Mientras tanto, la fábrica de Bacardí, con su nueva torre de destilación de origen alemán, producía un tequila de calidad para la exportación, bautizado como «Don Emilio». Paradójicamente, este tequila nunca se vendió en México, sino que fue destinado exclusivamente al mercado extranjero, consolidando la fama del tequila en todo el mundo, que atrajo a inversionistas extranjeros, se dice que incluso actores de Hollywood compraron terrenos en Tequila.
En 1974, Tequila logró un hito importante: la obtención de la Denominación de Origen, protegiendo el nombre «tequila» y limitando su producción a ciertas regiones de México, como Jalisco, Nayarit, Guanajuato, Tamaulipas y Michoacán. Este movimiento fue encabezado por tequileros como don Roberto Orendaín, un hombre visionario que entendió la necesidad de proteger el patrimonio de una bebida que estaba expandiéndose rápidamente más allá de las fronteras mexicanas.

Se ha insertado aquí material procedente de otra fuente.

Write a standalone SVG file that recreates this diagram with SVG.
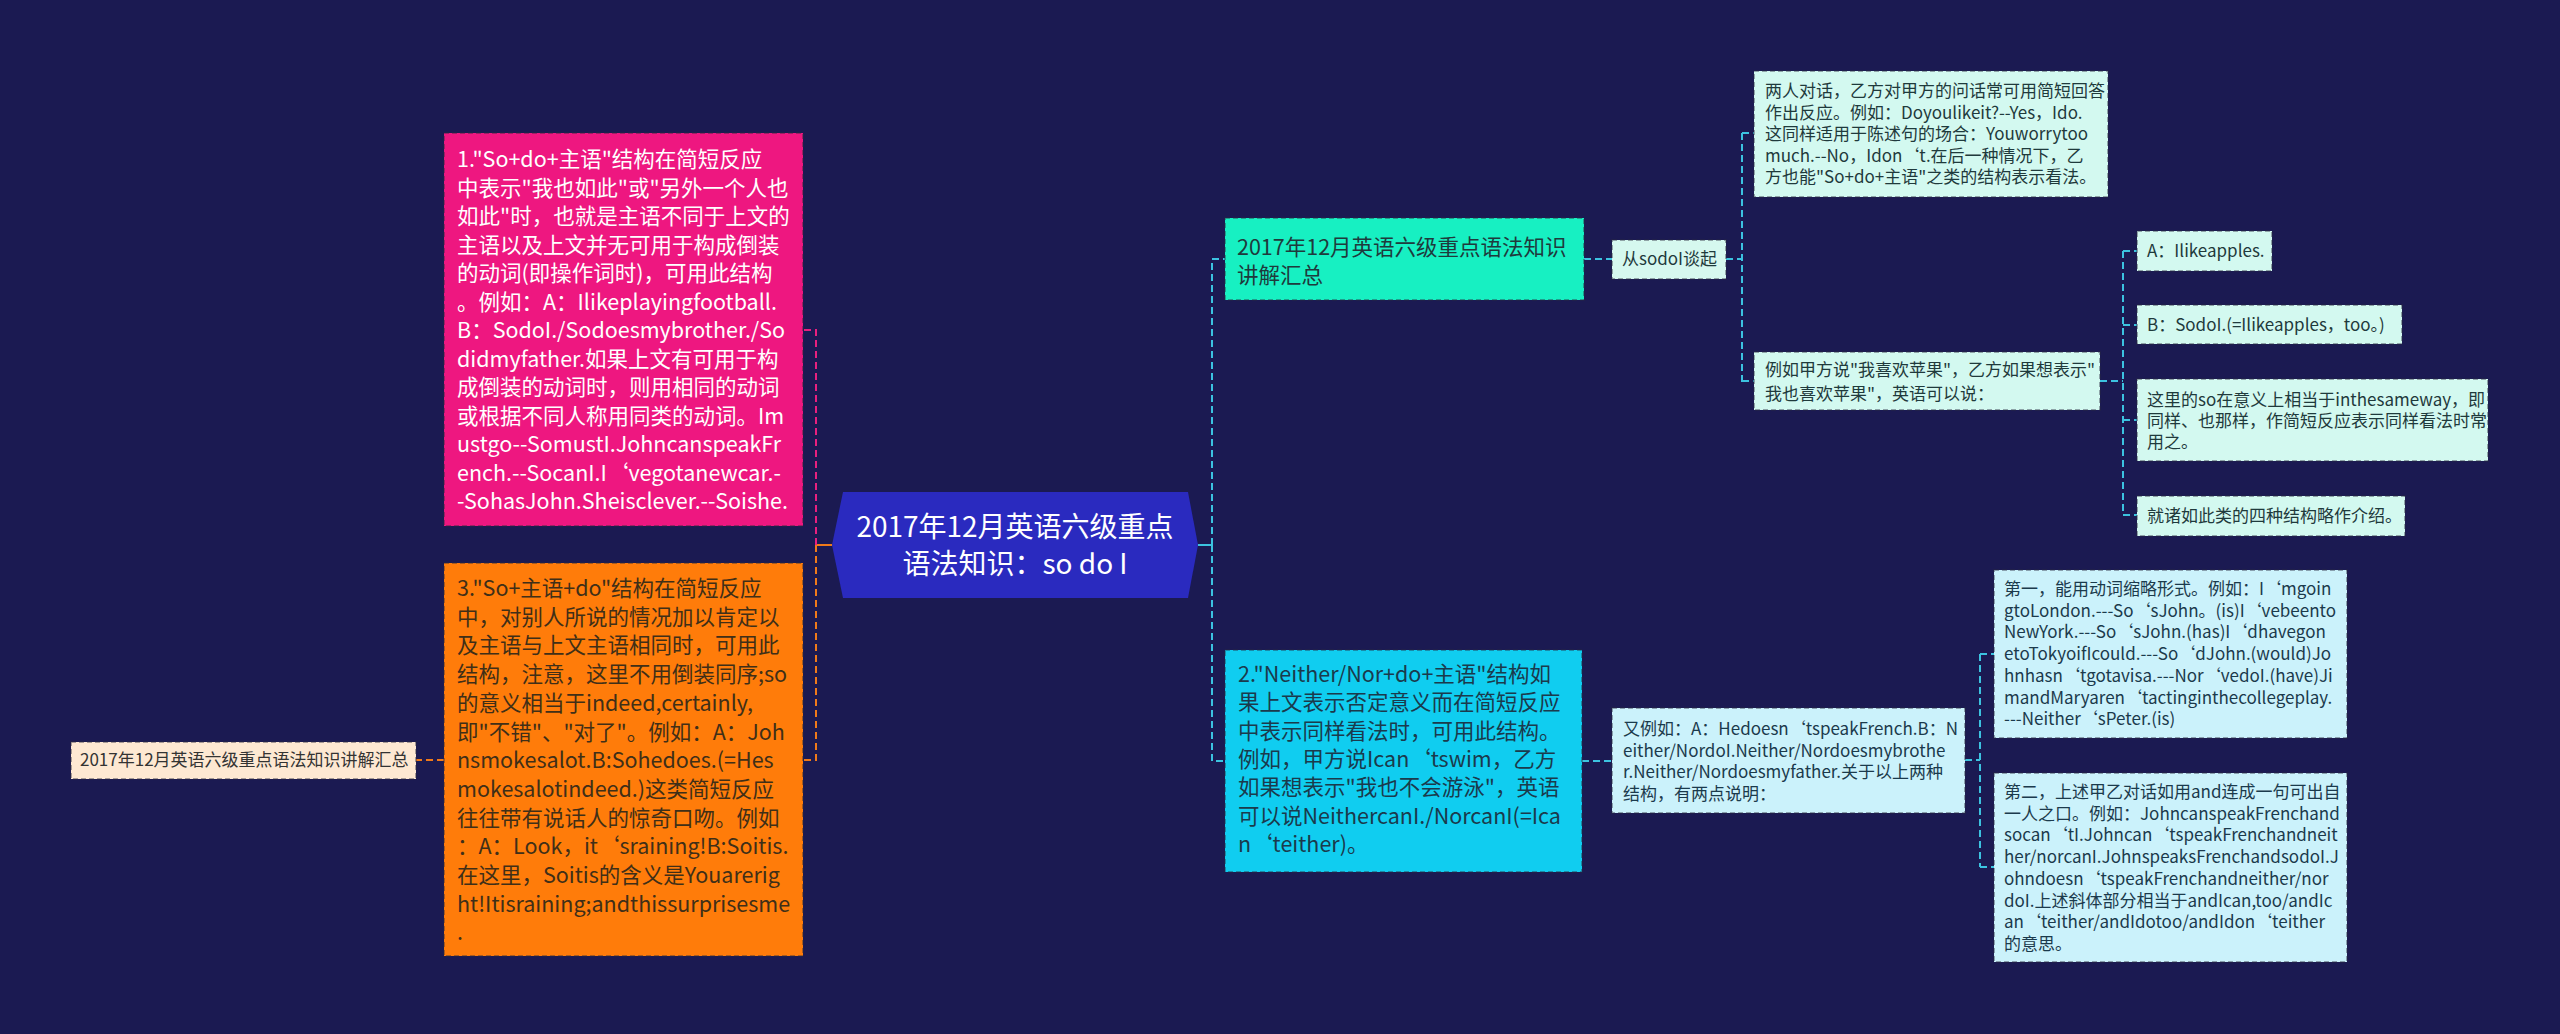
<svg xmlns="http://www.w3.org/2000/svg" width="2560" height="1034" viewBox="0 0 2560 1034">
<style>
text{font-family:"Noto Sans CJK SC","Noto Sans",sans-serif}
.big{font-size:21.5px}
.sm{font-size:17px}
.cn{fill:none;stroke-width:2;stroke-dasharray:7 4}
.nb{stroke:#2a2a40;stroke-opacity:.55;stroke-width:1.5;stroke-dasharray:5 3}
.dk{fill:#1f3a3c}
</style>
<rect width="2560" height="1034" fill="#1b1a52"/>
<g id="connectors">
<path d="M832 545H816" stroke="#f07a1a" stroke-width="2" fill="none"/>
<path class="cn" d="M816 545V330H803" stroke="#e8207f"/>
<path class="cn" d="M816 545V760H803" stroke="#f07a1a"/>
<path class="cn" d="M444 760H416" stroke="#f07a1a"/>
<path d="M1198 545H1212" stroke="#3cc3e0" stroke-width="2" fill="none"/>
<path class="cn" d="M1212 545V259H1225" stroke="#3cc3e0"/>
<path class="cn" d="M1212 545V761H1225" stroke="#3cc3e0"/>
<path class="cn" d="M1584 259H1612" stroke="#3cc3e0"/>
<path class="cn" d="M1726 259H1742M1742 133V383M1742 133H1754M1742 381H1754" stroke="#3cc3e0"/>
<path class="cn" d="M2100 381H2123M2123 251V515M2123 251H2137M2123 325H2137M2123 420H2137M2123 515H2137" stroke="#3cc3e0"/>
<path class="cn" d="M1582 761H1612" stroke="#3cc3e0"/>
<path class="cn" d="M1965 760H1980M1980 654V867M1980 654H1994M1980 867H1994" stroke="#3cc3e0"/>
</g>
<g id="center">
<polygon points="832,545 843,492 1188,492 1198,545 1188,598 843,598" fill="#2a2abf"/>
<text x="1015" y="537" font-size="28" fill="#fff" text-anchor="middle">2017年12月英语六级重点</text>
<text x="1015" y="574" font-size="28" fill="#fff" text-anchor="middle">语法知识：so do I</text>
</g>
<g id="n1">
<rect x="444" y="133" width="359" height="393" fill="#ee1780" class="nb"/>
<text class="big" fill="#fff">
<tspan x="457" y="167">1."So+do+主语"结构在简短反应</tspan>
<tspan x="457" y="195.5">中表示"我也如此"或"另外一个人也</tspan>
<tspan x="457" y="224">如此"时，也就是主语不同于上文的</tspan>
<tspan x="457" y="252.5">主语以及上文并无可用于构成倒装</tspan>
<tspan x="457" y="281">的动词(即操作词时)，可用此结构</tspan>
<tspan x="457" y="309.5">。例如：A：Ilikeplayingfootball.</tspan>
<tspan x="457" y="338">B：SodoI./Sodoesmybrother./So</tspan>
<tspan x="457" y="366.5">didmyfather.如果上文有可用于构</tspan>
<tspan x="457" y="395">成倒装的动词时，则用相同的动词</tspan>
<tspan x="457" y="423.5">或根据不同人称用同类的动词。Im</tspan>
<tspan x="457" y="452">ustgo--SomustI.JohncanspeakFr</tspan>
<tspan x="457" y="480.5">ench.--SocanI.I‘vegotanewcar.-</tspan>
<tspan x="457" y="509">-SohasJohn.Sheisclever.--Soishe.</tspan>
</text>
</g>
<g id="n3">
<rect x="444" y="563" width="359" height="393" fill="#ff7c0a" class="nb"/>
<text class="big" fill="#3f2f18">
<tspan x="457" y="596">3."So+主语+do"结构在简短反应</tspan>
<tspan x="457" y="624.7">中，对别人所说的情况加以肯定以</tspan>
<tspan x="457" y="653.4">及主语与上文主语相同时，可用此</tspan>
<tspan x="457" y="682.1">结构，注意，这里不用倒装同序;so</tspan>
<tspan x="457" y="710.8">的意义相当于indeed,certainly,</tspan>
<tspan x="457" y="739.5">即"不错"、"对了"。例如：A：Joh</tspan>
<tspan x="457" y="768.2">nsmokesalot.B:Sohedoes.(=Hes</tspan>
<tspan x="457" y="796.9">mokesalotindeed.)这类简短反应</tspan>
<tspan x="457" y="825.6">往往带有说话人的惊奇口吻。例如</tspan>
<tspan x="457" y="854.3">：A：Look，it‘sraining!B:Soitis.</tspan>
<tspan x="457" y="883">在这里，Soitis的含义是Youarerig</tspan>
<tspan x="457" y="911.7">ht!Itisraining;andthissurprisesme</tspan>
<tspan x="457" y="940.4">.</tspan>
</text>
</g>
<g id="nleft">
<rect x="71" y="742" width="345" height="37" fill="#fde8d2" class="nb"/>
<text x="80" y="766" class="sm" fill="#333">2017年12月英语六级重点语法知识讲解汇总</text>
</g>
<g id="nteal">
<rect x="1225" y="218" width="359" height="82" fill="#17f0c2" class="nb"/>
<text class="big dk"><tspan x="1237" y="255">2017年12月英语六级重点语法知识</tspan><tspan x="1237" y="283">讲解汇总</tspan></text>
</g>
<g id="nsodo">
<rect x="1612" y="240" width="114" height="39" fill="#d6f8ef" class="nb"/>
<text x="1622" y="265" class="sm dk">从sodoI谈起</text>
</g>
<g id="ntwo">
<rect x="1754" y="71" width="354" height="126" fill="#d3f9f0" class="nb"/>
<text class="sm dk">
<tspan x="1765" y="97">两人对话，乙方对甲方的问话常可用简短回答</tspan>
<tspan x="1765" y="118.5">作出反应。例如：Doyoulikeit?--Yes，Ido.</tspan>
<tspan x="1765" y="140">这同样适用于陈述句的场合：Youworrytoo</tspan>
<tspan x="1765" y="161.5">much.--No，Idon‘t.在后一种情况下，乙</tspan>
<tspan x="1765" y="183">方也能"So+do+主语"之类的结构表示看法。</tspan>
</text>
</g>
<g id="nex">
<rect x="1754" y="352" width="346" height="58" fill="#d3f9f0" class="nb"/>
<text class="sm dk"><tspan x="1765" y="376">例如甲方说"我喜欢苹果"，乙方如果想表示"</tspan><tspan x="1765" y="400">我也喜欢苹果"，英语可以说：</tspan></text>
</g>
<g id="na">
<rect x="2137" y="231" width="135" height="40" fill="#d3f9f0" class="nb"/>
<text x="2147" y="257" class="sm dk">A：Ilikeapples.</text>
</g>
<g id="nb">
<rect x="2137" y="305" width="265" height="39" fill="#d3f9f0" class="nb"/>
<text x="2147" y="331" class="sm dk">B：SodoI.(=Ilikeapples，too。)</text>
</g>
<g id="nso">
<rect x="2137" y="379" width="351" height="82" fill="#d3f9f0" class="nb"/>
<text class="sm dk"><tspan x="2147" y="406">这里的so在意义上相当于inthesameway，即</tspan><tspan x="2147" y="427">同样、也那样，作简短反应表示同样看法时常</tspan><tspan x="2147" y="448">用之。</tspan></text>
</g>
<g id="nfour">
<rect x="2137" y="496" width="268" height="40" fill="#d3f9f0" class="nb"/>
<text x="2147" y="522" class="sm dk">就诸如此类的四种结构略作介绍。</text>
</g>
<g id="n2">
<rect x="1225" y="650" width="357" height="222" fill="#10cdf0" class="nb"/>
<text class="big" fill="#1b3a4c">
<tspan x="1238" y="682">2."Neither/Nor+do+主语"结构如</tspan>
<tspan x="1238" y="710.3">果上文表示否定意义而在简短反应</tspan>
<tspan x="1238" y="738.6">中表示同样看法时，可用此结构。</tspan>
<tspan x="1238" y="766.9">例如，甲方说Ican‘tswim，乙方</tspan>
<tspan x="1238" y="795.2">如果想表示"我也不会游泳"，英语</tspan>
<tspan x="1238" y="823.5">可以说NeithercanI./NorcanI(=Ica</tspan>
<tspan x="1238" y="851.8">n‘teither)。</tspan>
</text>
</g>
<g id="nyou">
<rect x="1612" y="708" width="353" height="105" fill="#cbf2fb" class="nb"/>
<text class="sm" fill="#1b3a4c">
<tspan x="1623" y="735">又例如：A：Hedoesn‘tspeakFrench.B：N</tspan>
<tspan x="1623" y="756.5">either/NordoI.Neither/Nordoesmybrothe</tspan>
<tspan x="1623" y="778">r.Neither/Nordoesmyfather.关于以上两种</tspan>
<tspan x="1623" y="799.5">结构，有两点说明：</tspan>
</text>
</g>
<g id="nfirst">
<rect x="1994" y="570" width="353" height="168" fill="#cbf2fb" class="nb"/>
<text class="sm" fill="#1b3a4c">
<tspan x="2004" y="595">第一，能用动词缩略形式。例如：I‘mgoin</tspan>
<tspan x="2004" y="616.7">gtoLondon.---So‘sJohn。(is)I‘vebeento</tspan>
<tspan x="2004" y="638.4">NewYork.---So‘sJohn.(has)I‘dhavegon</tspan>
<tspan x="2004" y="660.1">etoTokyoifIcould.---So‘dJohn.(would)Jo</tspan>
<tspan x="2004" y="681.8">hnhasn‘tgotavisa.---Nor‘vedoI.(have)Ji</tspan>
<tspan x="2004" y="703.5">mandMaryaren‘tactinginthecollegeplay.</tspan>
<tspan x="2004" y="725.2">---Neither‘sPeter.(is)</tspan>
</text>
</g>
<g id="nsecond">
<rect x="1994" y="773" width="353" height="189" fill="#cbf2fb" class="nb"/>
<text class="sm" fill="#1b3a4c">
<tspan x="2004" y="798">第二，上述甲乙对话如用and连成一句可出自</tspan>
<tspan x="2004" y="819.7">一人之口。例如：JohncanspeakFrenchand</tspan>
<tspan x="2004" y="841.4">socan‘tI.Johncan‘tspeakFrenchandneit</tspan>
<tspan x="2004" y="863.1">her/norcanI.JohnspeaksFrenchandsodoI.J</tspan>
<tspan x="2004" y="884.8">ohndoesn‘tspeakFrenchandneither/nor</tspan>
<tspan x="2004" y="906.5">doI.上述斜体部分相当于andIcan,too/andIc</tspan>
<tspan x="2004" y="928.2">an‘teither/andIdotoo/andIdon‘teither</tspan>
<tspan x="2004" y="949.9">的意思。</tspan>
</text>
</g>
</svg>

La historia del tequila está íntimamente ligada al ciclo de la tierra y a la paciencia del agave, que requiere siete años para madurar. Los jimadores, trabajadores expertos que cortan las piñas del agave con una herramienta llamada coa, son los guardianes de este proceso milenario. Sin embargo, con la expansión de la industria, llegaron también los desafíos. A finales de los años setenta, y nuevamente a principios del siglo XXI, el agave empezó a escasear, complicando la producción y elevando los costos. La falta de rotación de cultivos provocó que las fábricas se enfrentaran a una crisis que cambiaría el panorama de la producción.